No décimo primeiro capítulo, ao explanar sobre a “solução construtiva de conflitos”, o autor advoga que o relacionamento entre professor e aluno jamais estará livre de conflitos, e é responsabilidade do adulto não suprimir esses conflitos em nome da submissão da criança. O educador deve buscar soluções construtivas para os conflitos que surgem, cedendo espaço para as necessidades e solicitações expressas pela criança.

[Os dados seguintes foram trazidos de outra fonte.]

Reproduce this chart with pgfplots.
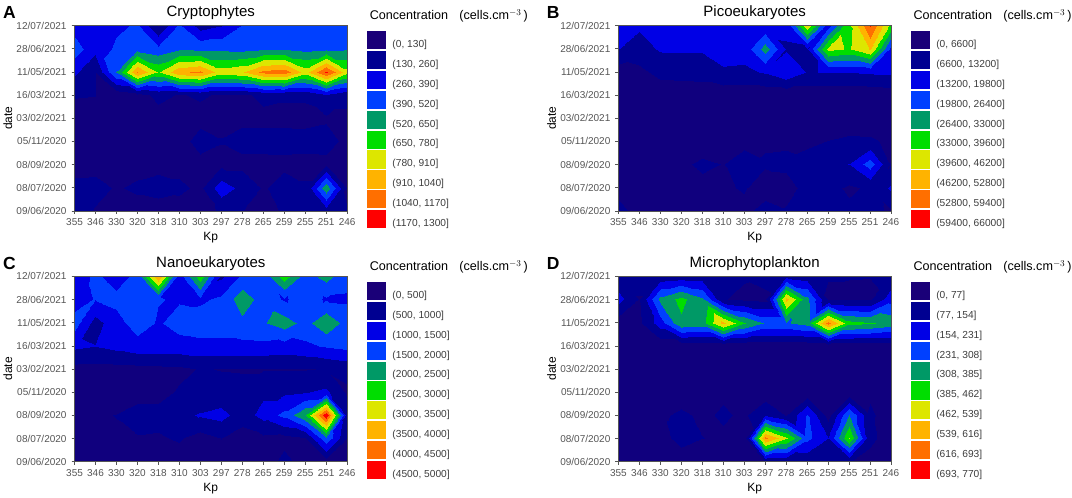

Isso a ajudará a construir autoconfiança, pois o ambiente da sala de aula se torna insuportável, quando os dois extremos de uma situação levam professores e alunos a um impasse. E ninguém é beneficiado. Fato esse absolutamente visível, pois a construção da autoconfiança não é apenas o fim primeiro da educação, mas também o meio. É importantíssimo que o professor envolva os alunos na busca de soluções, devendo apelar à criatividade dos alunos e ter a ousadia de perguntar a eles que soluções proporiam. O lugar onde a violência surge com muita frequência, comprovadamente, é no pátio da escola. O professor sempre precisa ficar muito atento, pois é importante sempre que haja adultos por perto nesses momentos para garantir o cumprimento das regras no pátio: separar as crianças que brigam, terminar com a violência e descobrir, através do mediador (pai, professor ou até mesmo um aluno preparado), a origem dos conflitos, permitindo que a criança perseguida se sinta protegida, pois o seu papel é restabelecer a comunicação entre as partes em conflito, permitindo que cada um apresente seu ponto de vista. Desse modo, o adulto estará ajudando a criança a solucionar, juntamente com a outra, o desentendimento. Considera-se de suma importância a tese do professor Muller ao colocar que a não violência se apresenta como o único meio para garantir a convivência pacífica e a justiça entre todos os seres humanos. Esse princípio deve, pois, ser ensinado cotidianamente, nas escolas.
Referências
MULLER, Jean-Marie. Não violência na educação. Trad. de Tônia Van Acker. São Paulo: Pala Athena, 2006. 110 p.